Уилмингтон почувствовал, как от вина у него начинает шуметь в ушах, и дрожащей рукой вытер пот с лица; но тот все равно катился по вискам, умудряясь затекать даже в глаза. Черт, а ведь Гийоме предупреждал его, что при его комплекции нежелательно много пить… А, к черту Гийоме! Хоть один час в жизни он проживет как все люди! Он увидел белую розу в волосах Катрин и попытался сфокусировать на ней взгляд. Роза качнулась.

– И самые искренние пожелания счастья, – произнес чей-то голос в вышине.

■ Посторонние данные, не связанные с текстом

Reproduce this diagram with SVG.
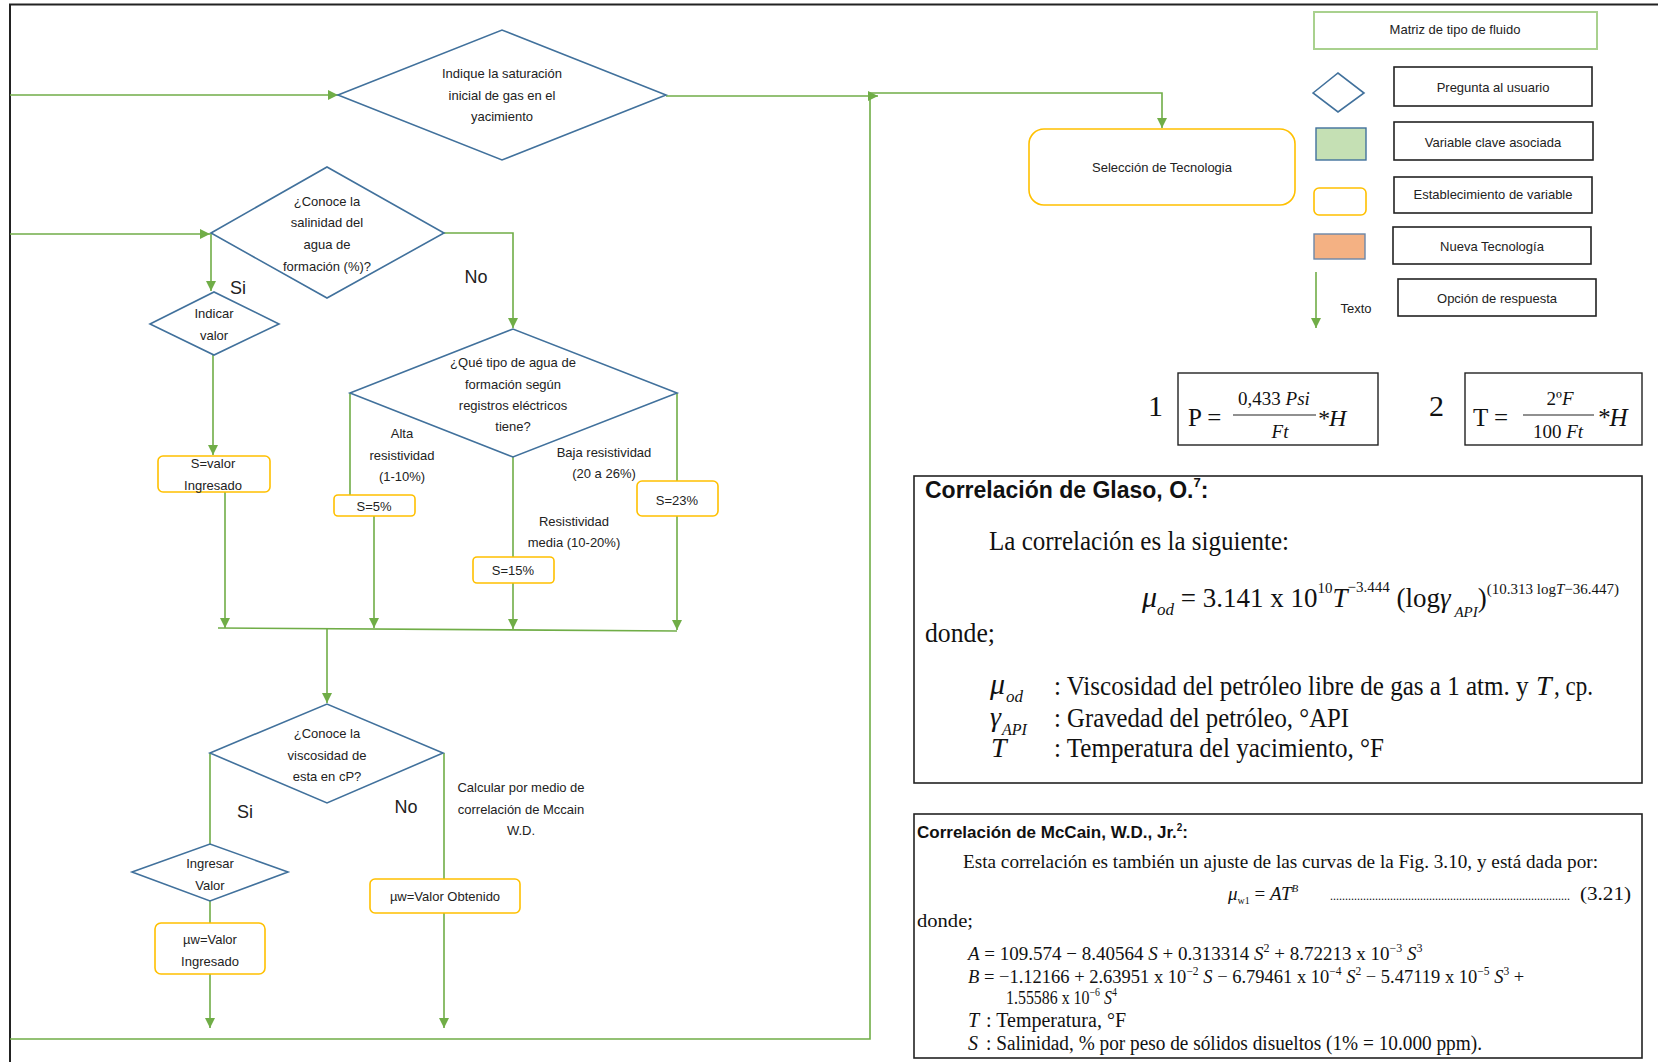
<svg xmlns="http://www.w3.org/2000/svg" width="1658" height="1062" viewBox="0 0 1658 1062">
  <defs>
    <marker id="arr" viewBox="0 0 10 10" refX="10" refY="5" markerWidth="11" markerHeight="10" markerUnits="userSpaceOnUse" orient="auto">
      <path d="M0,0 L10,5 L0,10 Z" fill="#70AD47"/>
    </marker>
    <style>
      .ln { fill: none; stroke: #70AD47; stroke-width: 1.6; }
      .dia { fill: #fff; stroke: #41719C; stroke-width: 1.6; }
      .box { fill: #fff; stroke: #FFC000; stroke-width: 1.6; }
      .leg { fill: #fff; stroke: #222; stroke-width: 1.6; }
      .t { font-family: "Liberation Sans", Arial, sans-serif; font-size: 13px; fill: #222; text-anchor: middle; }
      .lbl { font-family: "Liberation Sans", Arial, sans-serif; font-size: 18px; fill: #222; text-anchor: middle; }
      .ser { font-family: "Liberation Serif", "Times New Roman", serif; fill: #111; }
      .it { font-style: italic; }
      .hd { font-family: "Liberation Sans", Arial, sans-serif; font-weight: bold; fill: #111; }
    </style>
  </defs>

  <rect width="1658" height="1062" fill="#fff"/>

  <!-- page frame -->
  <path d="M10,1062 V4.5 H1658" fill="none" stroke="#222" stroke-width="2"/>

  <!-- connectors -->
  <g id="connectors">
    <path class="ln" d="M10,95 H338" marker-end="url(#arr)"/>
    <path class="ln" d="M666,96 H878" marker-end="url(#arr)"/>
    <path class="ln" d="M870,93 H1162 V128" marker-end="url(#arr)"/>
    <path class="ln" d="M10,1039 H870 V93"/>
    <path class="ln" d="M10,234 H210" marker-end="url(#arr)"/>
    <path class="ln" d="M211,233 V291" marker-end="url(#arr)"/>
    <path class="ln" d="M444,233 H513 V328" marker-end="url(#arr)"/>
    <path class="ln" d="M213,355 V455" marker-end="url(#arr)"/>
    <path class="ln" d="M225,492 V628" marker-end="url(#arr)"/>
    <path class="ln" d="M350,393 V495"/>
    <path class="ln" d="M374,516 V628" marker-end="url(#arr)"/>
    <path class="ln" d="M513,457 V557"/>
    <path class="ln" d="M513,583 V629" marker-end="url(#arr)"/>
    <path class="ln" d="M677,393 V481"/>
    <path class="ln" d="M677,516 V630" marker-end="url(#arr)"/>
    <path class="ln" d="M218,628 L677,631"/>
    <path class="ln" d="M327,629 V703" marker-end="url(#arr)"/>
    <path class="ln" d="M210,753 V844"/>
    <path class="ln" d="M210,901 V923"/>
    <path class="ln" d="M210,974 V1028" marker-end="url(#arr)"/>
    <path class="ln" d="M444,753 V879"/>
    <path class="ln" d="M444,913 V1028" marker-end="url(#arr)"/>
  </g>

  <!-- branch labels -->
  <g id="labels">
    <text class="lbl" x="238" y="294">Si</text>
    <text class="lbl" x="476" y="283">No</text>
    <text class="lbl" x="245" y="818">Si</text>
    <text class="lbl" x="406" y="813">No</text>
    <text class="t" x="402" y="438">Alta</text>
    <text class="t" x="402" y="460">resistividad</text>
    <text class="t" x="402" y="481">(1-10%)</text>
    <text class="t" x="604" y="457">Baja resistividad</text>
    <text class="t" x="604" y="478">(20 a 26%)</text>
    <text class="t" x="574" y="526">Resistividad</text>
    <text class="t" x="574" y="547">media (10-20%)</text>
    <text class="t" x="521" y="792">Calcular por medio de</text>
    <text class="t" x="521" y="814">correlación de Mccain</text>
    <text class="t" x="521" y="835">W.D.</text>
  </g>

  <!-- decision: gas saturation -->
  <g id="q-saturacion">
    <polygon class="dia" points="338,95 502,30 666,95 502,160"/>
    <text class="t" x="502" y="78">Indique la saturación</text>
    <text class="t" x="502" y="100">inicial de gas en el</text>
    <text class="t" x="502" y="121">yacimiento</text>
  </g>

  <!-- decision: salinity known -->
  <g id="q-salinidad">
    <polygon class="dia" points="211,233 327,167 444,233 327,298"/>
    <text class="t" x="327" y="206">¿Conoce la</text>
    <text class="t" x="327" y="227">salinidad del</text>
    <text class="t" x="327" y="249">agua de</text>
    <text class="t" x="327" y="271">formación (%)?</text>
  </g>

  <g id="q-indicar">
    <polygon class="dia" points="150,324 214,292 279,324 214,355"/>
    <text class="t" x="214" y="318">Indicar</text>
    <text class="t" x="214" y="340">valor</text>
  </g>

  <g id="s-valor">
    <rect class="box" x="158" y="456" width="112" height="36" rx="5"/>
    <text class="t" x="213" y="468">S=valor</text>
    <text class="t" x="213" y="490">Ingresado</text>
  </g>

  <!-- decision: water type -->
  <g id="q-tipo-agua">
    <polygon class="dia" points="350,393 513,329 677,393 513,457"/>
    <text class="t" x="513" y="367">¿Qué tipo de agua de</text>
    <text class="t" x="513" y="389">formación según</text>
    <text class="t" x="513" y="410">registros eléctricos</text>
    <text class="t" x="513" y="431">tiene?</text>
  </g>

  <g id="s-5">
    <rect class="box" x="334" y="495" width="81" height="21" rx="4"/>
    <text class="t" x="374" y="511">S=5%</text>
  </g>
  <g id="s-15">
    <rect class="box" x="473" y="557" width="81" height="26" rx="4"/>
    <text class="t" x="513" y="575">S=15%</text>
  </g>
  <g id="s-23">
    <rect class="box" x="637" y="481" width="81" height="35" rx="5"/>
    <text class="t" x="677" y="505">S=23%</text>
  </g>

  <!-- decision: viscosity known -->
  <g id="q-viscosidad">
    <polygon class="dia" points="210,753 327,704 443,753 327,803"/>
    <text class="t" x="327" y="738">¿Conoce la</text>
    <text class="t" x="327" y="760">viscosidad de</text>
    <text class="t" x="327" y="781">esta en cP?</text>
  </g>

  <g id="q-ingresar">
    <polygon class="dia" points="132,872 210,844 288,872 210,901"/>
    <text class="t" x="210" y="868">Ingresar</text>
    <text class="t" x="210" y="890">Valor</text>
  </g>

  <g id="mu-ingresado">
    <rect class="box" x="155" y="923" width="110" height="51" rx="6"/>
    <text class="t" x="210" y="944">µw=Valor</text>
    <text class="t" x="210" y="966">Ingresado</text>
  </g>

  <g id="mu-obtenido">
    <rect class="box" x="370" y="879" width="150" height="34" rx="5"/>
    <text class="t" x="445" y="901">µw=Valor Obtenido</text>
  </g>

  <g id="seleccion">
    <rect class="box" x="1029" y="129" width="266" height="76" rx="15"/>
    <text class="t" x="1162" y="172">Selección  de Tecnologia</text>
  </g>

  <!-- legend -->
  <g id="legend">
    <rect x="1314" y="12" width="283" height="37" fill="#fff" stroke="#A9D18E" stroke-width="2"/>
    <text class="t" x="1455" y="34">Matriz de tipo de fluido</text>

    <polygon class="dia" points="1313,93 1338,73 1364,93 1338,112"/>
    <rect class="leg" x="1394" y="67" width="198" height="39"/>
    <text class="t" x="1493" y="92">Pregunta al usuario</text>

    <rect x="1316" y="128" width="50" height="32" fill="#C5E0B4" stroke="#41719C" stroke-width="1.4"/>
    <rect class="leg" x="1394" y="122" width="199" height="38"/>
    <text class="t" x="1493" y="147">Variable clave asociada</text>

    <rect class="box" x="1314" y="188" width="52" height="27" rx="5"/>
    <rect class="leg" x="1394" y="177" width="198" height="36"/>
    <text class="t" x="1493" y="199">Establecimiento de variable</text>

    <rect x="1314" y="234" width="51" height="25" fill="#F4B183" stroke="#6C87A8" stroke-width="1.4"/>
    <rect class="leg" x="1393" y="227" width="198" height="37"/>
    <text class="t" x="1492" y="251">Nueva Tecnología</text>

    <path class="ln" d="M1316,272 V328" marker-end="url(#arr)"/>
    <text class="t" x="1356" y="313">Texto</text>
    <rect class="leg" x="1398" y="279" width="198" height="37"/>
    <text class="t" x="1497" y="303">Opción de respuesta</text>
  </g>

  <!-- equation 1: pressure gradient -->
  <g id="eq-presion" class="ser">
    <text x="1148" y="416" font-size="30">1</text>
    <rect x="1178" y="373" width="200" height="72" fill="none" stroke="#222" stroke-width="1.4"/>
    <text x="1188" y="426" font-size="25">P =</text>
    <text x="1274" y="405" font-size="19" text-anchor="middle">0,433 <tspan class="it">Psi</tspan></text>
    <line x1="1233" y1="415" x2="1316" y2="415" stroke="#222" stroke-width="1.2"/>
    <text x="1280" y="438" font-size="19" text-anchor="middle" class="it">Ft</text>
    <text x="1317" y="426" font-size="24" class="it">*H</text>
  </g>

  <!-- equation 2: temperature gradient -->
  <g id="eq-temperatura" class="ser">
    <text x="1429" y="416" font-size="30">2</text>
    <rect x="1465" y="373" width="177" height="72" fill="none" stroke="#222" stroke-width="1.4"/>
    <text x="1473" y="426" font-size="25">T =</text>
    <text x="1560" y="405" font-size="19" text-anchor="middle">2º<tspan class="it">F</tspan></text>
    <line x1="1523" y1="415" x2="1594" y2="415" stroke="#222" stroke-width="1.2"/>
    <text x="1558" y="438" font-size="19" text-anchor="middle">100 <tspan class="it">Ft</tspan></text>
    <text x="1597" y="426" font-size="25" class="it">*H</text>
  </g>

  <!-- Glaso correlation panel -->
  <g id="glaso">
    <rect x="914" y="476" width="728" height="307" fill="none" stroke="#222" stroke-width="1.6"/>
    <text class="hd" x="925" y="498" font-size="23">Correlación de Glaso, O.<tspan font-size="13" dy="-11">7</tspan><tspan dy="11">:</tspan></text>
    <text class="ser" x="989" y="550" font-size="28" textLength="300" lengthAdjust="spacingAndGlyphs">La correlación es la siguiente:</text>

    <text class="ser" x="1142" y="607" font-size="27"><tspan class="it" font-size="30">μ</tspan><tspan class="it" font-size="17" dy="8">od</tspan><tspan dy="-8"> = 3.141 x 10</tspan><tspan font-size="15" dy="-14">10</tspan><tspan class="it" dy="14">T</tspan><tspan font-size="15" dy="-15">−3.444</tspan><tspan dy="15"> (log</tspan><tspan class="it">γ</tspan><tspan class="it" font-size="15" dy="10"> API</tspan><tspan dy="-10">)</tspan><tspan font-size="15" dy="-13">(10.313  log</tspan><tspan class="it" font-size="15">T</tspan><tspan font-size="15">−36.447)</tspan></text>

    <text class="ser" x="925" y="642" font-size="28" textLength="70" lengthAdjust="spacingAndGlyphs">donde;</text>

    <text class="ser it" x="990" y="694" font-size="30">μ<tspan font-size="17" dy="8" dx="1">od</tspan></text>
    <text class="ser" transform="translate(1054,695) scale(0.895,1)" font-size="28">: Viscosidad del petróleo libre de gas a 1 atm. y</text>
    <text class="ser it" x="1536" y="695" font-size="28">T</text>
    <text class="ser" x="1554" y="695" font-size="28" textLength="39" lengthAdjust="spacingAndGlyphs">, cp.</text>

    <text class="ser it" x="990" y="726" font-size="28">γ<tspan font-size="16" dy="9" dx="1">API</tspan></text>
    <text class="ser" x="1054" y="727" font-size="28" textLength="295" lengthAdjust="spacingAndGlyphs">: Gravedad del petróleo, °API</text>

    <text class="ser it" x="991" y="757" font-size="28">T</text>
    <text class="ser" x="1054" y="757" font-size="28" textLength="330" lengthAdjust="spacingAndGlyphs">: Temperatura del yacimiento, °F</text>
  </g>

  <!-- McCain correlation panel -->
  <g id="mccain">
    <rect x="914" y="814" width="728" height="244" fill="none" stroke="#222" stroke-width="1.6"/>
    <text class="hd" x="917" y="838" font-size="17">Correlación de McCain, W.D., Jr.<tspan font-size="10" dy="-7">2</tspan><tspan dy="7">:</tspan></text>
    <text class="ser" x="963" y="868" font-size="19" textLength="635" lengthAdjust="spacingAndGlyphs">Esta correlación es también un ajuste de las curvas de la Fig. 3.10, y está dada por:</text>

    <text class="ser" x="1228" y="900" font-size="19"><tspan class="it">μ</tspan><tspan font-size="10" dy="4">w1</tspan><tspan dy="-4"> = </tspan><tspan class="it">AT</tspan><tspan class="it" font-size="11" dy="-8">B</tspan></text>
    <text class="ser" x="1330" y="900" font-size="12">................................................................................</text>
    <text class="ser" x="1580" y="900" font-size="19" textLength="51" lengthAdjust="spacingAndGlyphs">(3.21)</text>

    <text class="ser" x="917" y="927" font-size="19" textLength="56" lengthAdjust="spacingAndGlyphs">donde;</text>

    <text class="ser" x="968" y="960" font-size="19"><tspan class="it">A</tspan> =  109.574 − 8.40564 <tspan class="it">S</tspan> + 0.313314 <tspan class="it">S</tspan><tspan font-size="12" dy="-8">2</tspan><tspan dy="8"> + 8.72213 x 10</tspan><tspan font-size="12" dy="-8">−3</tspan><tspan class="it" dy="8"> S</tspan><tspan font-size="12" dy="-8">3</tspan></text>
    <text class="ser" x="968" y="983" font-size="18.5"><tspan class="it">B</tspan> = −1.12166 + 2.63951 x 10<tspan font-size="11.5" dy="-8">−2</tspan><tspan class="it" dy="8"> S</tspan> − 6.79461 x 10<tspan font-size="11.5" dy="-8">−4</tspan><tspan class="it" dy="8"> S</tspan><tspan font-size="11.5" dy="-8">2</tspan><tspan dy="8"> − 5.47119 x 10</tspan><tspan font-size="11.5" dy="-8">−5</tspan><tspan class="it" dy="8"> S</tspan><tspan font-size="11.5" dy="-8">3</tspan><tspan dy="8"> +</tspan></text>
    <text class="ser" transform="translate(1006,1004) scale(0.86,1)" font-size="18.5">1.55586 x 10<tspan font-size="11.5" dy="-8">−6</tspan><tspan class="it" dy="8"> S</tspan><tspan font-size="11.5" dy="-8">4</tspan></text>
    <text class="ser it" x="968" y="1027" font-size="20">T</text>
    <text class="ser" x="986" y="1027" font-size="20" textLength="140" lengthAdjust="spacingAndGlyphs">: Temperatura, °F</text>
    <text class="ser it" x="968" y="1050" font-size="20">S</text>
    <text class="ser" x="986" y="1050" font-size="20" textLength="496" lengthAdjust="spacingAndGlyphs">: Salinidad, % por peso de sólidos disueltos (1% = 10.000 ppm).</text>
  </g>
</svg>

«Только не сейчас, господи, только не сейчас!» – мысленно взмолился Уилмингтон. Мадам Легран, сидевшая напротив, нахмурилась и пристально поглядела на него. Ей не нравился цвет лица жениха.

«Ах, прав был месье Гийоме – не стоило все это затевать… – мелькнуло у нее в голове. – Что, если за столом с кем-нибудь случится несчастье?»

Катрин улыбнулась и пригубила бокал. В следующее мгновение она закашлялась.

– Что с вами, мадемуазель? – спросила мадам Легран.

Катрин приподнялась с места. Бокал выпал из ее руки и звякнул о стол. Остатки красного вина выплеснулись на белоснежную скатерть…

Все длилось одно или два мгновения, но еще долго присутствующие будут вспоминать ее страшные, остановившиеся глаза, то, как девушка стояла, прижимая руки к груди, словно ей было нечем дышать.

А потом она захрипела и повалилась вперед, головой на стол, царапая ногтями скатерть.

Изо рта Катрин хлынула волна крови.

И тогда женщины закричали.

Глава 24

То, что произошло следом, поэт еще долго вспоминал как какое-то тягостное, навязчивое видение, шагнувшее в жизнь прямиком из горячечного бреда. Одной из присутствующих дам сделалось дурно, и сосед тщетно пытался привести ее в чувство, другая визжала, вытаращив глаза и вцепившись в мадам Легран, которая хотела обогнуть стол, чтобы подойти к забрызганной кровью невесте. Эдит в ужасе поднесла руки ко рту и вжалась в спинку кресла, Филипп Севенн застыл на месте, криво держа бокал, вино из которого текло ему прямо на фрак. Амалия побелела как полотно, да и ее деревянный кузен в то мгновение смотрелся немногим лучше.

– Боже! – закричал Уилмингтон. – Ей дурно! Сделайте же что-нибудь!

Но поэт со своего места отчетливо видел, что Катрин уже не дурно – ее взгляд застыл и веки неподвижны. «Неужели просто – вот так – конец, конец?» – обреченно подумал он. Но тут подоспел доктор Гийоме, всесильный доктор Гийоме, и Мэтью вцепился в него, как та истеричная дама – в мадам Легран.